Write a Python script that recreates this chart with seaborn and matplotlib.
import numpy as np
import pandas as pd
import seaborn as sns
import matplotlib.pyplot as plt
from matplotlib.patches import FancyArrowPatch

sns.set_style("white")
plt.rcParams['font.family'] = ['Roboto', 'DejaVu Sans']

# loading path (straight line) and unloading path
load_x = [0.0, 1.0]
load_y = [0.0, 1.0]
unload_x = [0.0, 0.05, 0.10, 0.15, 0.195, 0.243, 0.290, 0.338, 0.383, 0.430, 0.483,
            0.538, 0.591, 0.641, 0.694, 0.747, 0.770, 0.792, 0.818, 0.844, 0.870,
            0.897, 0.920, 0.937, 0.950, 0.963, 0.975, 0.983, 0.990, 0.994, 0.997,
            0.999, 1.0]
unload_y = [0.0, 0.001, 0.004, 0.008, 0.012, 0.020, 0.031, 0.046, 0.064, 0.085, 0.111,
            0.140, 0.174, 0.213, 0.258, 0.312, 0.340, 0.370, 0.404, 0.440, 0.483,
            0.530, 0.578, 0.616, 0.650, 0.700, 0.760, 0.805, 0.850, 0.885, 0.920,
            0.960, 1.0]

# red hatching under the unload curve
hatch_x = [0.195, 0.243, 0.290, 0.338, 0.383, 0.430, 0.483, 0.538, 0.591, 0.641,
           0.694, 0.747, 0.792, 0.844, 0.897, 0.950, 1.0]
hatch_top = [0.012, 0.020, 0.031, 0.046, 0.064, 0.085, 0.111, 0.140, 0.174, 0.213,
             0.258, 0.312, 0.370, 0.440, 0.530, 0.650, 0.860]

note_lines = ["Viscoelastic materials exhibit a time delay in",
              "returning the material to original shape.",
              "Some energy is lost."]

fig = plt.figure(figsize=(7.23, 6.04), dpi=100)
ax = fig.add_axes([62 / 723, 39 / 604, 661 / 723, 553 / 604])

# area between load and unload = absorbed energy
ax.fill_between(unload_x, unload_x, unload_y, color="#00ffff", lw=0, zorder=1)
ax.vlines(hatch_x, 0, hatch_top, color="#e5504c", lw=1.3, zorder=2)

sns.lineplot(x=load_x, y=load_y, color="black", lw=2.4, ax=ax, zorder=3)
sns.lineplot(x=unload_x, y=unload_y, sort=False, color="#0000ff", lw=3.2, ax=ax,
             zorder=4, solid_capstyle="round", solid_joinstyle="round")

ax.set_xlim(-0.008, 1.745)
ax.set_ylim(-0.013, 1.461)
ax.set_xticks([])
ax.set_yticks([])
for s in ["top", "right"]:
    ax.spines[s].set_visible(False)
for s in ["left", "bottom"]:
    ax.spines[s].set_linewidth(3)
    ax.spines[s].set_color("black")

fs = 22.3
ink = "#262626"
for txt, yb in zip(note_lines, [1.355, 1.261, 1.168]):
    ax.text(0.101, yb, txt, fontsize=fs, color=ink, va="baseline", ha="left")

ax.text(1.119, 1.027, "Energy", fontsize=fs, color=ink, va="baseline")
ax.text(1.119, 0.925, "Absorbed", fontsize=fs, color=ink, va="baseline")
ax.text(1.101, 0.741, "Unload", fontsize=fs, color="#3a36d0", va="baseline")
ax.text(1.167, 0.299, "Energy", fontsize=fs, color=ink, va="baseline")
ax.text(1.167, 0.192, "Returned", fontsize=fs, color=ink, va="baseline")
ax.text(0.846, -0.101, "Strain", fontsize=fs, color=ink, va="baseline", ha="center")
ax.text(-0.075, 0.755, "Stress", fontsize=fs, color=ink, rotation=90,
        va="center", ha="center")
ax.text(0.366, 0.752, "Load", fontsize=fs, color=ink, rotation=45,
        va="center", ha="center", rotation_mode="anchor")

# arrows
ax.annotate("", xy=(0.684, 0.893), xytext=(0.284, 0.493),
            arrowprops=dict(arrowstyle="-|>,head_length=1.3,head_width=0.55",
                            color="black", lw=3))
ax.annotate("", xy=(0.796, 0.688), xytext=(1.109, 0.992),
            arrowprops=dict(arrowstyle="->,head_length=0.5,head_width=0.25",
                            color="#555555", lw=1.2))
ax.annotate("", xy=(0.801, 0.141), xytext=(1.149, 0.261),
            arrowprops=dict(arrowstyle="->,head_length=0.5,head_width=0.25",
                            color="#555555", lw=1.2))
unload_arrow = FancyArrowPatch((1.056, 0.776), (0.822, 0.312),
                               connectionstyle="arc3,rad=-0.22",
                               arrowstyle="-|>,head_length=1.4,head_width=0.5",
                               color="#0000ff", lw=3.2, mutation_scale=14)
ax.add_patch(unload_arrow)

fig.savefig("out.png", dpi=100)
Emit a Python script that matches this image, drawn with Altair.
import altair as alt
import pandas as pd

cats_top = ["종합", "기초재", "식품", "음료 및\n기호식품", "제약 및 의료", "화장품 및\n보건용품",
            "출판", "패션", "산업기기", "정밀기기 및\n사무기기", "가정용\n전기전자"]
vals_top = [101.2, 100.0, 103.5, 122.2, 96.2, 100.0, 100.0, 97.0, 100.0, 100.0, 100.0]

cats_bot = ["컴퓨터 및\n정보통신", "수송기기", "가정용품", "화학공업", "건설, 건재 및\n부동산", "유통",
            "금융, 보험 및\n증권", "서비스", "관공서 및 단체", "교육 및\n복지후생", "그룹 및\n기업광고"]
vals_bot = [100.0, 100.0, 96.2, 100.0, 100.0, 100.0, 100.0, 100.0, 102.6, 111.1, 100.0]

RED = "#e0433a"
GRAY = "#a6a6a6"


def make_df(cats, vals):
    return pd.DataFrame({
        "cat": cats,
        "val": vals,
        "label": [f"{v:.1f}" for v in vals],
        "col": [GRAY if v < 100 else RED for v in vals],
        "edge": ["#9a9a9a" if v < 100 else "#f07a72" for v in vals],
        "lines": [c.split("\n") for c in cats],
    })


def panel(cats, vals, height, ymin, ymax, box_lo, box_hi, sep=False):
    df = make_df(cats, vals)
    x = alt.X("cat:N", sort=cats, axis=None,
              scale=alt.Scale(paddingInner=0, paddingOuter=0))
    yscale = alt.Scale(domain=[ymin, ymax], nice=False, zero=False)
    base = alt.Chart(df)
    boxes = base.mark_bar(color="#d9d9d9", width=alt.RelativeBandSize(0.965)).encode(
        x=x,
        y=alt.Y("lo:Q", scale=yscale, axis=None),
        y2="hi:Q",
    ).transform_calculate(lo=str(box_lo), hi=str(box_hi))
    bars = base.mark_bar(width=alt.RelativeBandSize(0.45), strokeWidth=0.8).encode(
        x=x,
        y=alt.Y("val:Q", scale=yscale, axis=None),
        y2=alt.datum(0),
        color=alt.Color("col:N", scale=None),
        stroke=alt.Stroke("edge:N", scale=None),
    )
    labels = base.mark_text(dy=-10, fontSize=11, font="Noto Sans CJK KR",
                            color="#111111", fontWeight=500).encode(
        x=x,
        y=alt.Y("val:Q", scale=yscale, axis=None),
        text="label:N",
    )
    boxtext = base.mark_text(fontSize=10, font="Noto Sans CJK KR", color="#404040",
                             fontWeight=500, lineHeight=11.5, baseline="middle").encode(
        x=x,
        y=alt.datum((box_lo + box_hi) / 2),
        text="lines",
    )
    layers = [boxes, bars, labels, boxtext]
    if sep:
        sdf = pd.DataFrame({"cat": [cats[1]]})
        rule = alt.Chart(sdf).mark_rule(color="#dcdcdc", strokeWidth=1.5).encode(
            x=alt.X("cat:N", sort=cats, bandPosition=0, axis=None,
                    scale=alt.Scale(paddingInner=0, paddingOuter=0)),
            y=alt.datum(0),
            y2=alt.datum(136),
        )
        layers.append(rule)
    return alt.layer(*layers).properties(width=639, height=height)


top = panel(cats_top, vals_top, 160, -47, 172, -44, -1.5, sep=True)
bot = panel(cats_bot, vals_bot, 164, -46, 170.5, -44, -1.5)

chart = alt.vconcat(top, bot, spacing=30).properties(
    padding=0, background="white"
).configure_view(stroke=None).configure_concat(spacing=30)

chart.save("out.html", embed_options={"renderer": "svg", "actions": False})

JOB - Quote exactly the opening line of the material above and every line after it, up to and including the line that contains "plt.rcParams['font.family'] = ['Roboto', 'DejaVu".

TASK SOLUTION -
Write a Python script that recreates this chart with seaborn and matplotlib.
import numpy as np
import pandas as pd
import seaborn as sns
import matplotlib.pyplot as plt
from matplotlib.patches import FancyArrowPatch

sns.set_style("white")
plt.rcParams['font.family'] = ['Roboto', 'DejaVu Sans']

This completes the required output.